We’ve done the research and the answer may take you by surprise

Since its inception in November 2010 Terry Smith’s Fundsmith Equity Fund (B41YBW7) has been one of the fund management industry’s big success stories. It has achieved a return of 386.4% and has attracted so much money from investors that it now commands more than £18bn of assets under management.

We’re often told fund managers don’t justify their extra cost as so few of them outperform the market. With this in mind Shares decided it to see just how many exchange-traded funds (ETFs), most of which simply track a market and often charge lower fees, have outperformed Fundsmith since it was launched.

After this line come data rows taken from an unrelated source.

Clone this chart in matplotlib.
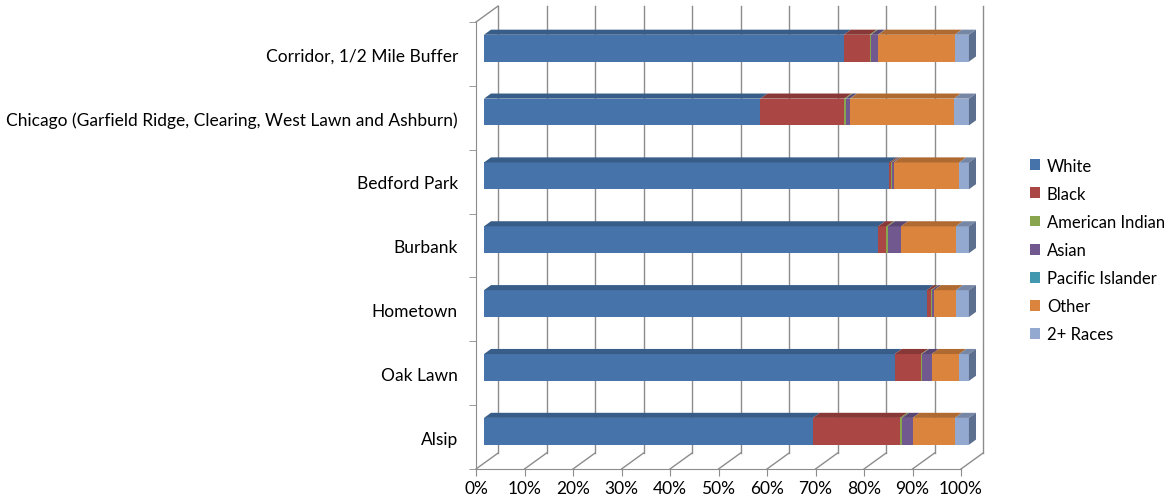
import numpy as np
import matplotlib
matplotlib.use('Agg')
import matplotlib.pyplot as plt
from matplotlib.patches import Polygon

plt.rcParams['font.family'] = ['Lato', 'DejaVu Sans']

#places, listed bottom to top as they are drawn
places = ['Alsip', 'Oak Lawn', 'Hometown', 'Burbank', 'Bedford Park',
          'Chicago (Garfield Ridge, Clearing, West Lawn and Ashburn)',
          'Corridor, 1/2 Mile Buffer']

#share of population in percent for each race
white = [67.8, 84.7, 91.3, 81.3, 83.6, 57.0, 74.2]
black = [18.0, 5.4, 0.8, 1.7, 0.4, 17.3, 5.3]
american_indian = [0.4, 0.2, 0.2, 0.3, 0.2, 0.3, 0.3]
asian = [2.2, 2.0, 0.5, 2.7, 0.3, 0.8, 1.4]
pacific_islander = [0.0, 0.0, 0.0, 0.0, 0.0, 0.1, 0.1]
other = [8.7, 5.7, 4.5, 11.3, 13.5, 21.4, 15.8]
two_plus = [2.9, 2.0, 2.7, 2.7, 2.0, 3.1, 2.9]

race_names = ['White', 'Black', 'American Indian', 'Asian',
              'Pacific Islander', 'Other', '2+ Races']
race_colors = ['#4674AA', '#AA4643', '#89A54E', '#71588F',
               '#4198AF', '#DB843D', '#93A9CF']
series = [white, black, american_indian, asian, pacific_islander, other, two_plus]

x_ticks = np.arange(0, 101, 10)
x_labels = ['%d%%' % p for p in x_ticks]

#fake 3d look: depth shift of the back wall in data units
dx, dy = 4.55, 0.25
f0, f1 = 0.36, 0.68   #front and back of the bars inside the depth
bar_h = 0.42
grid_col = '#8C8C8C'
fsize = 12.5

fig = plt.figure(figsize=(11.71, 5.02), dpi=100)
ax = fig.add_axes([476/1171, 32/502, 485/1171, 447/502])
ax.set_xlim(0, 100)
ax.set_ylim(-0.5, len(places) - 0.5)
y_bottom, y_top = -0.5, len(places) - 0.5

#back wall grid lines
for p in x_ticks:
    ax.plot([p + dx, p + dx], [y_bottom + dy, y_top + dy], color=grid_col, lw=1,
            clip_on=False, zorder=0)
    #floor lines going back from the front ticks
    ax.plot([p, p + dx], [y_bottom, y_bottom + dy], color=grid_col, lw=1,
            clip_on=False, zorder=0)
#top edge of the left wall
ax.plot([0, dx], [y_top, y_top + dy], color=grid_col, lw=1, clip_on=False, zorder=0)

#stacked bars, front faces
ypos = np.arange(len(places))
left = np.zeros(len(places))
for vals, name, col in zip(series, race_names, race_colors):
    vals = np.array(vals)
    bars = ax.barh(ypos + f0 * dy, vals, left=left + f0 * dx, height=bar_h,
                   color=col, linewidth=0, label=name, zorder=2)
    for b in bars:
        b.set_clip_on(False)
    shade = np.array(matplotlib.colors.to_rgb(col)) * 0.8
    for i in range(len(places)):
        l, r = left[i], left[i] + vals[i]
        if vals[i] <= 0:
            continue
        yt = ypos[i] + bar_h / 2
        top = [(l + f0 * dx, yt + f0 * dy), (r + f0 * dx, yt + f0 * dy),
               (r + f1 * dx, yt + f1 * dy), (l + f1 * dx, yt + f1 * dy)]
        ax.add_patch(Polygon(top, closed=True, color=shade, lw=0, zorder=2,
                             clip_on=False))
    left = left + vals

#right end of each bar
for i in range(len(places)):
    r = left[i]
    yb, yt = ypos[i] - bar_h / 2, ypos[i] + bar_h / 2
    side = [(r + f0 * dx, yb + f0 * dy), (r + f0 * dx, yt + f0 * dy),
            (r + f1 * dx, yt + f1 * dy), (r + f1 * dx, yb + f1 * dy)]
    ax.add_patch(Polygon(side, closed=True, color='#5D6F8E', lw=0, zorder=2,
                         clip_on=False))

ax.set_xticks(x_ticks)
ax.set_xticklabels(x_labels, fontsize=fsize)
ax.set_yticks(ypos)
ax.set_yticklabels(places, fontsize=fsize)
ax.set_yticks(np.arange(-0.5, len(places)), minor=True)
ax.tick_params(axis='x', direction='out', length=5, color=grid_col, pad=3)
ax.tick_params(axis='y', which='major', length=0, pad=13)
ax.tick_params(axis='y', which='minor', direction='out', length=5, color=grid_col)
for s in ['top', 'right']:
    ax.spines[s].set_visible(False)
for s in ['left', 'bottom']:
    ax.spines[s].set_color(grid_col)
ax.patch.set_visible(False)

fig.legend(loc='center left', bbox_to_anchor=(1015/1171, 0.5), frameon=False,
           fontsize=12, handlelength=0.62, handleheight=0.62, handletextpad=0.4,
           labelspacing=0.73)

plt.savefig('out.png', dpi=100)
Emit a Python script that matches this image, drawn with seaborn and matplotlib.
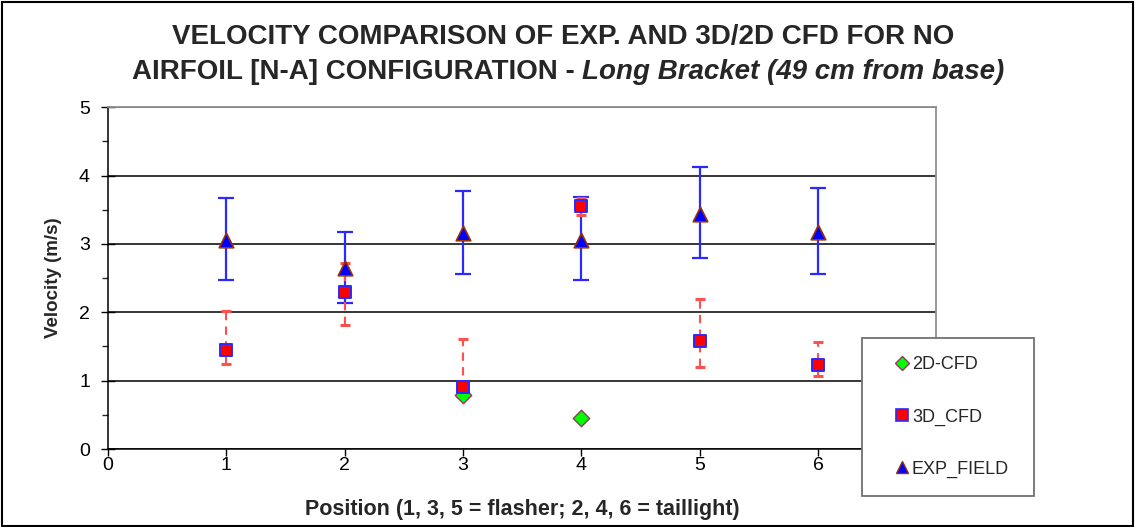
import numpy as np
import pandas as pd
import matplotlib
matplotlib.use("Agg")
import matplotlib.pyplot as plt
from matplotlib.lines import Line2D
from matplotlib.patches import Rectangle
import seaborn as sns

# ---- data ----
positions = [1, 2, 3, 4, 5, 6]
exp_field = [3.06, 2.65, 3.16, 3.06, 3.44, 3.18]
exp_upper = [3.67, 3.18, 3.78, 3.69, 4.13, 3.82]
exp_lower = [2.48, 2.13, 2.56, 2.48, 2.79, 2.56]
cfd3d = [1.45, 2.30, 0.90, 3.55, 1.58, 1.23]
cfd3d_upper = [2.02, 2.72, 1.61, 3.67, 2.20, 1.56]
cfd3d_lower = [1.25, 1.81, 0.86, 3.43, 1.20, 1.07]
pos2d = [3, 4]
cfd2d = [0.79, 0.45]
series_labels = ["2D-CFD", "3D_CFD", "EXP_FIELD"]
title_line1 = "VELOCITY COMPARISON OF EXP. AND 3D/2D CFD FOR NO"
title_line2a = "AIRFOIL [N-A] CONFIGURATION - "
title_line2b = "Long Bracket (49 cm from base)"
x_label = "Position (1, 3, 5 = flasher; 2, 4, 6 = taillight)"
y_label = "Velocity (m/s)"

sns.set_theme(style="white")
plt.rcParams["font.family"] = ["Liberation Sans", "DejaVu Sans"]

W, H = 1135, 527
fig = plt.figure(figsize=(W / 100, H / 100), dpi=100)
ax = fig.add_axes([108 / W, 1 - 449 / H, (936.4 - 108) / W, (449 - 107.3) / H])

df_exp = pd.DataFrame({"pos": positions, "v": exp_field})
df_3d = pd.DataFrame({"pos": positions, "v": cfd3d})
df_2d = pd.DataFrame({"pos": pos2d, "v": cfd2d})

# error bars
exp_err = [np.array(exp_field) - np.array(exp_lower), np.array(exp_upper) - np.array(exp_field)]
c3_err = [np.array(cfd3d) - np.array(cfd3d_lower), np.array(cfd3d_upper) - np.array(cfd3d)]
ax.errorbar(positions, exp_field, yerr=exp_err, fmt="none", ecolor="#2a2aff",
            elinewidth=1.6, capsize=5.5, capthick=1.6, zorder=3)
eb2 = ax.errorbar(positions, cfd3d, yerr=c3_err, fmt="none", ecolor="#ff5050",
                  elinewidth=1.5, capsize=3.5, capthick=2.2, zorder=3)
for lc in eb2[2]:
    lc.set_linestyle((0, (4, 3)))
for cap in eb2[1]:
    cap.set_color("#ff0000")

sns.scatterplot(data=df_2d, x="pos", y="v", ax=ax, marker="D", s=70, color="#00ff00",
                edgecolor="#993366", linewidth=1.0, zorder=4, legend=False)
sns.scatterplot(data=df_3d, x="pos", y="v", ax=ax, marker="s", s=85, color="#ff0000",
                edgecolor="#2a2aff", linewidth=1.4, zorder=5, legend=False)
sns.scatterplot(data=df_exp, x="pos", y="v", ax=ax, marker="^", s=110, color="#0000ff",
                edgecolor="#993300", linewidth=1.2, zorder=6, legend=False)

ax.set_xlim(0, 7)
ax.set_ylim(0, 5)
ax.set_xticks(range(0, 8))
ax.set_xticklabels([str(i) for i in range(0, 7)] + [""])
ax.set_yticks(range(0, 6))
ax.set_yticks(np.arange(0.5, 5, 1.0), minor=True)
ax.tick_params(axis="both", labelsize=14, colors="black")
ax.tick_params(axis="x", which="major", direction="out", length=5, width=1, bottom=True, pad=1)
ax.tick_params(axis="y", which="major", direction="inout", length=10, width=1, left=True, pad=8)
ax.tick_params(axis="y", which="minor", direction="out", length=4, width=1, left=True)
ax.yaxis.grid(True, color="black", linewidth=1.1)
ax.xaxis.grid(False)
ax.set_axisbelow(True)
for s in ["left", "bottom"]:
    ax.spines[s].set_color("black")
    ax.spines[s].set_linewidth(1.1)
for s in ["top", "right"]:
    ax.spines[s].set_color("#909090")
    ax.spines[s].set_linewidth(1.3)
ax.set_xlabel(x_label, fontsize=15.5, fontweight="bold", labelpad=18)
ax.set_ylabel(y_label, fontsize=13.5, fontweight="bold", labelpad=12)

# title
fig.text(563 / W, 1 - 37 / H, title_line1, ha="center", va="center", fontsize=20,
         fontweight="bold")
t2a = fig.text(0, 1 - 72 / H, title_line2a, ha="left", va="center", fontsize=20,
               fontweight="bold")
t2b = fig.text(0, 1 - 72 / H, title_line2b, ha="left", va="center", fontsize=20,
               fontweight="bold", style="italic")
fig.canvas.draw()
r = fig.canvas.get_renderer()
wa = t2a.get_window_extent(r).width
wb = t2b.get_window_extent(r).width
x0 = 568 - (wa + wb) / 2
t2a.set_x(x0 / W)
t2b.set_x((x0 + wa) / W)

# legend frame + legend
fig.patches.append(Rectangle((862 / W, 1 - 495.7 / H), 172 / W, 158 / H, transform=fig.transFigure,
                             facecolor="white", edgecolor="#707070", linewidth=1.3, zorder=10))
handles = [
    Line2D([], [], linestyle="none", marker="D", markersize=7, markerfacecolor="#00ff00", markeredgecolor="#993366", markeredgewidth=1.0),
    Line2D([], [], linestyle="none", marker="s", markersize=8, markerfacecolor="#ff0000", markeredgecolor="#2a2aff", markeredgewidth=1.2),
    Line2D([], [], linestyle="none", marker="^", markersize=9, markerfacecolor="#0000ff", markeredgecolor="#993300", markeredgewidth=1.0),
]
leg = fig.legend(handles, series_labels, loc="center left", bbox_to_anchor=(884 / W, 1 - 417 / H),
                 frameon=False, fontsize=13, handlelength=1.0, handletextpad=0.05,
                 labelspacing=1.95, borderpad=0)
leg.set_zorder(11)

# outer figure border
fig.patches.append(Rectangle((0.002, 0.002), 0.996, 0.995, transform=fig.transFigure,
                             facecolor="none", edgecolor="black", linewidth=1.5, zorder=0))

fig.savefig("out.png", dpi=100)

The short answer is very few. Out of all the exchange-traded funds available to buy on the London Stock Exchange, only four have done better than Fundsmith over that time according to data from FE Fundinfo.

Two of these ETFs – Amundi ETF Leveraged MSCI USA Daily (0WAX) and Xtrackers S&P 500 2x Leveraged Daily Swap (XS2D) – offer leveraged exposure to the US market.

Leveraged ETFs seek to amplify the movement of an index through the use of swaps, futures contracts and borrowed money. Typically the borrowing cost is deducted from the daily return and is either incorporated into the index or in the calculation of the product’s price.

That may sound very confusing if you’re not familiar with terminology used in investing. In a nutshell, a 2x leveraged product will go up twice as much as the underlying index moves. It will also fall by twice as much as the decline in the index. For that reason, we believe leveraged ETFs are not suitable for the majority of retail investors. They are very high risk and you risk losing money fast.

Apart from the boost from being leveraged products, how did those two ETFs beat Fundsmith? It’s essentially down to US stocks having reached new record highs and enjoying a very strong run in the last decade, supported by favourable central bank policies and the recovery from the financial crisis. The two ETFs tracked the thriving US market and got an extra boost from being leveraged.

A big feature of the impressive showing for US stocks has been the performance of big technology firms like Apple, Microsoft, Facebook, Twitter and Alphabet (Google). So it’s little surprise to see that the two more mainstream ETFs which have also beaten Fundsmith track the Nasdaq 100 index in the US – Amundi Nasdaq 100 (ANXG) and Lyxor Nasdaq 100 (NASL) – which includes the heavyweights from the tech-biased Nasdaq index.


Beating Fundsmith with ETFs would either have meant taking on risks which are not appropriate for the majority of retail investors by using leveraged vehicles, or identifying what was possibly the sweetest of sweet spots in global markets over the last decade.

Notably these products aren’t at the cheaper end of the ETF universe either. While some ETFs have fees as low as 0.06%, one of these funds has ongoing charges of 0.6%. Though this is still less than the 1.05% and 1.55% Fundsmith levies on holders of its T Class and R Class units respectively.

The success story at Fundsmith has been built on a simple philosophy expressed by Terry Smith as follows: ‘Buy good companies. Don’t overpay. Do nothing.’

The asset manager applies a rigorous selection criteria and Smith’s approach of buying quality businesses and holding them for the long term has chimed with a market preference for this type of stock in recent years. A good number of its investments have been in the fund since launch, so Fundsmith doesn’t spend a lot on trading fees.

This is also a concentrated portfolio, typically with between 20 and 30 holdings. The high-conviction approach is reflected in an active share, measuring the extent to which a collective deviates from the wider market, of 92%.

A notable feature of Fundsmith’s performance has been its consistency and notably no ETF has managed to beat Fundsmith in every single year since its inception.


Anyone looking to the aforementioned ETFs to outperform Fundsmith in the future must appreciate the fact that past performance is not a guide to the future.

In effect you would be adopting a momentum strategy, expecting either the US market more widely and/or the US technology sector to continue generating blockbuster gains.

The same principle applies to Fundsmith too. There is no guarantee that the approach which has been so successful in the last decade will do as well in the 2020s. There are already some signs that the market is being put off by the high valuations attached to the quality growth shares which Terry Smith favours.

However, investors at least have the comfort of a clear investment philosophy and exposure to businesses which have enjoyed considerable longevity. The average founding year of Fundsmith holdings is 1925 and these companies are often leading operators in their respective markets.

The fact that Fundsmith has done so well and so few ETFs have beaten its performance just goes to show how Smith and his team are fantastic stock pickers. Just remember that fund managers rarely have luck on their side forever, so you should expect a period of underperformance at some point with Fundsmith. That said, we still highly rate the fund and believe it is an essential holding in a diversified portfolio.